*TASK*:
Omit every picture and return the rest of the data unaltered.

*STORED DATA*:

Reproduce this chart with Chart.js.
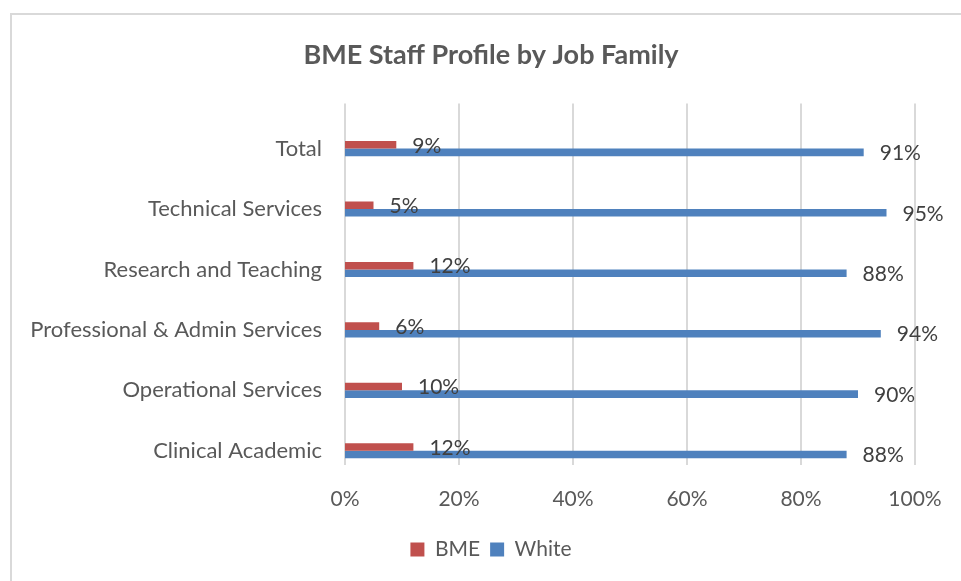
<!DOCTYPE html>
<html>
<head>
<meta charset="utf-8">
<script src="https://cdn.jsdelivr.net/npm/chart.js@4/dist/chart.umd.min.js"></script>
<style>
  html, body { margin: 0; padding: 0; background: #fff; }
  #wrap { position: relative; width: 961px; height: 581px; overflow: hidden; }
  #frame { position: absolute; left: 10px; top: 13px; width: 980px; height: 600px; border: 2px solid #d9d9d9; box-sizing: border-box; }
  canvas { position: absolute; left: 0; top: 0; }
</style>
</head>
<body>
<div id="wrap">
  <div id="frame"></div>
  <canvas id="chart" width="961" height="581"></canvas>
</div>
<script>
const FONT = 'Lato';

const jobFamilies = [
  'Total',
  'Technical Services',
  'Research and Teaching',
  'Professional & Admin Services',
  'Operational Services',
  'Clinical Academic',
];
const bmeShare = [9, 5, 12, 6, 10, 12];
const whiteShare = [91, 95, 88, 94, 90, 88];
const percentTicks = [0, 20, 40, 60, 80, 100];

// vertical gridlines sit a bit above the category bands, like the source workbook
const gridLines = {
  id: 'gridLines',
  beforeDatasetsDraw(chart) {
    const { ctx, chartArea: { top, bottom }, scales: { x } } = chart;
    ctx.save();
    ctx.strokeStyle = '#d9d9d9';
    ctx.lineWidth = 2;
    percentTicks.forEach((v) => {
      const px = Math.round(x.getPixelForValue(v));
      ctx.beginPath();
      ctx.moveTo(px, top - 15);
      ctx.lineTo(px, bottom - 16);
      ctx.stroke();
    });
    ctx.restore();
  },
};

const valueLabels = {
  id: 'valueLabels',
  afterDatasetsDraw(chart) {
    const { ctx } = chart;
    ctx.save();
    ctx.font = `21px ${FONT}`;
    ctx.fillStyle = '#404040';
    ctx.textAlign = 'left';
    ctx.textBaseline = 'middle';
    chart.data.datasets.forEach((ds, i) => {
      chart.getDatasetMeta(i).data.forEach((bar, j) => {
        ctx.fillText(`${ds.data[j]}%`, bar.x + 16, bar.y + 1);
      });
    });
    ctx.restore();
  },
};

new Chart(document.getElementById('chart'), {
  type: 'bar',
  data: {
    labels: jobFamilies,
    datasets: [
      {
        label: 'BME',
        data: bmeShare,
        backgroundColor: '#C0504D',
        categoryPercentage: 0.25,
        barPercentage: 1,
      },
      {
        label: 'White',
        data: whiteShare,
        backgroundColor: '#4F81BD',
        categoryPercentage: 0.25,
        barPercentage: 1,
      },
    ],
  },
  options: {
    indexAxis: 'y',
    responsive: false,
    animation: false,
    layout: {
      padding: { left: 21, right: 0, top: 0, bottom: 11 },
    },
    plugins: {
      title: {
        display: true,
        text: 'BME Staff Profile by Job Family',
        color: '#595959',
        font: { family: FONT, size: 27, weight: 'bold' },
        padding: { top: 39, bottom: 47 },
      },
      legend: {
        position: 'bottom',
        labels: {
          color: '#595959',
          font: { family: FONT, size: 21 },
          boxWidth: 14,
          boxHeight: 14,
          padding: 10,
        },
      },
      tooltip: { enabled: false },
    },
    scales: {
      x: {
        min: 0,
        max: 100,
        grid: { display: false, drawTicks: false },
        border: { display: false },
        afterFit: (scale) => { scale.height = 48; },
        afterBuildTicks: (scale) => {
          scale.ticks = percentTicks.map((v) => ({ value: v }));
        },
        ticks: {
          color: '#595959',
          font: { family: FONT, size: 21 },
          padding: 6,
          maxRotation: 0,
          callback: (v) => `${v}%`,
        },
      },
      y: {
        grid: { display: false, drawTicks: false },
        border: { display: false },
        afterFit: (scale) => { scale.width = 324; },
        ticks: {
          color: '#595959',
          font: { family: FONT, size: 22 },
          padding: 23,
        },
      },
      // empty right-hand gutter so the plot ends short of the frame
      gutter: {
        type: 'category',
        position: 'right',
        grid: { display: false, drawTicks: false },
        border: { display: false },
        ticks: { display: false },
        afterFit: (scale) => { scale.width = 46; },
      },
    },
  },
  plugins: [gridLines, valueLabels],
});
</script>
</body>
</html>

*WORKED SOLUTION*:
Reproduce this chart with Chart.js.
<!DOCTYPE html>
<html>
<head>
<meta charset="utf-8">
<script src="https://cdn.jsdelivr.net/npm/chart.js@4/dist/chart.umd.min.js"></script>
<style>
  html, body { margin: 0; padding: 0; background: #fff; }
  #wrap { position: relative; width: 961px; height: 581px; overflow: hidden; }
  #frame { position: absolute; left: 10px; top: 13px; width: 980px; height: 600px; border: 2px solid #d9d9d9; box-sizing: border-box; }
  canvas { position: absolute; left: 0; top: 0; }
</style>
</head>
<body>
<div id="wrap">
  <div id="frame"></div>
  <canvas id="chart" width="961" height="581"></canvas>
</div>
<script>
const FONT = 'Lato';

const jobFamilies = [
  'Total',
  'Technical Services',
  'Research and Teaching',
  'Professional & Admin Services',
  'Operational Services',
  'Clinical Academic',
];
const bmeShare = [9, 5, 12, 6, 10, 12];
const whiteShare = [91, 95, 88, 94, 90, 88];
const percentTicks = [0, 20, 40, 60, 80, 100];

// vertical gridlines sit a bit above the category bands, like the source workbook
const gridLines = {
  id: 'gridLines',
  beforeDatasetsDraw(chart) {
    const { ctx, chartArea: { top, bottom }, scales: { x } } = chart;
    ctx.save();
    ctx.strokeStyle = '#d9d9d9';
    ctx.lineWidth = 2;
    percentTicks.forEach((v) => {
      const px = Math.round(x.getPixelForValue(v));
      ctx.beginPath();
      ctx.moveTo(px, top - 15);
      ctx.lineTo(px, bottom - 16);
      ctx.stroke();
    });
    ctx.restore();
  },
};

const valueLabels = {
  id: 'valueLabels',
  afterDatasetsDraw(chart) {
    const { ctx } = chart;
    ctx.save();
    ctx.font = `21px ${FONT}`;
    ctx.fillStyle = '#404040';
    ctx.textAlign = 'left';
    ctx.textBaseline = 'middle';
    chart.data.datasets.forEach((ds, i) => {
      chart.getDatasetMeta(i).data.forEach((bar, j) => {
        ctx.fillText(`${ds.data[j]}%`, bar.x + 16, bar.y + 1);
      });
    });
    ctx.restore();
  },
};

new Chart(document.getElementById('chart'), {
  type: 'bar',
  data: {
    labels: jobFamilies,
    datasets: [
      {
        label: 'BME',
        data: bmeShare,
        backgroundColor: '#C0504D',
        categoryPercentage: 0.25,
        barPercentage: 1,
      },
      {
        label: 'White',
        data: whiteShare,
        backgroundColor: '#4F81BD',
        categoryPercentage: 0.25,
        barPercentage: 1,
      },
    ],
  },
  options: {
    indexAxis: 'y',
    responsive: false,
    animation: false,
    layout: {
      padding: { left: 21, right: 0, top: 0, bottom: 11 },
    },
    plugins: {
      title: {
        display: true,
        text: 'BME Staff Profile by Job Family',
        color: '#595959',
        font: { family: FONT, size: 27, weight: 'bold' },
        padding: { top: 39, bottom: 47 },
      },
      legend: {
        position: 'bottom',
        labels: {
          color: '#595959',
          font: { family: FONT, size: 21 },
          boxWidth: 14,
          boxHeight: 14,
          padding: 10,
        },
      },
      tooltip: { enabled: false },
    },
    scales: {
      x: {
        min: 0,
        max: 100,
        grid: { display: false, drawTicks: false },
        border: { display: false },
        afterFit: (scale) => { scale.height = 48; },
        afterBuildTicks: (scale) => {
          scale.ticks = percentTicks.map((v) => ({ value: v }));
        },
        ticks: {
          color: '#595959',
          font: { family: FONT, size: 21 },
          padding: 6,
          maxRotation: 0,
          callback: (v) => `${v}%`,
        },
      },
      y: {
        grid: { display: false, drawTicks: false },
        border: { display: false },
        afterFit: (scale) => { scale.width = 324; },
        ticks: {
          color: '#595959',
          font: { family: FONT, size: 22 },
          padding: 23,
        },
      },
      // empty right-hand gutter so the plot ends short of the frame
      gutter: {
        type: 'category',
        position: 'right',
        grid: { display: false, drawTicks: false },
        border: { display: false },
        ticks: { display: false },
        afterFit: (scale) => { scale.width = 46; },
      },
    },
  },
  plugins: [gridLines, valueLabels],
});
</script>
</body>
</html>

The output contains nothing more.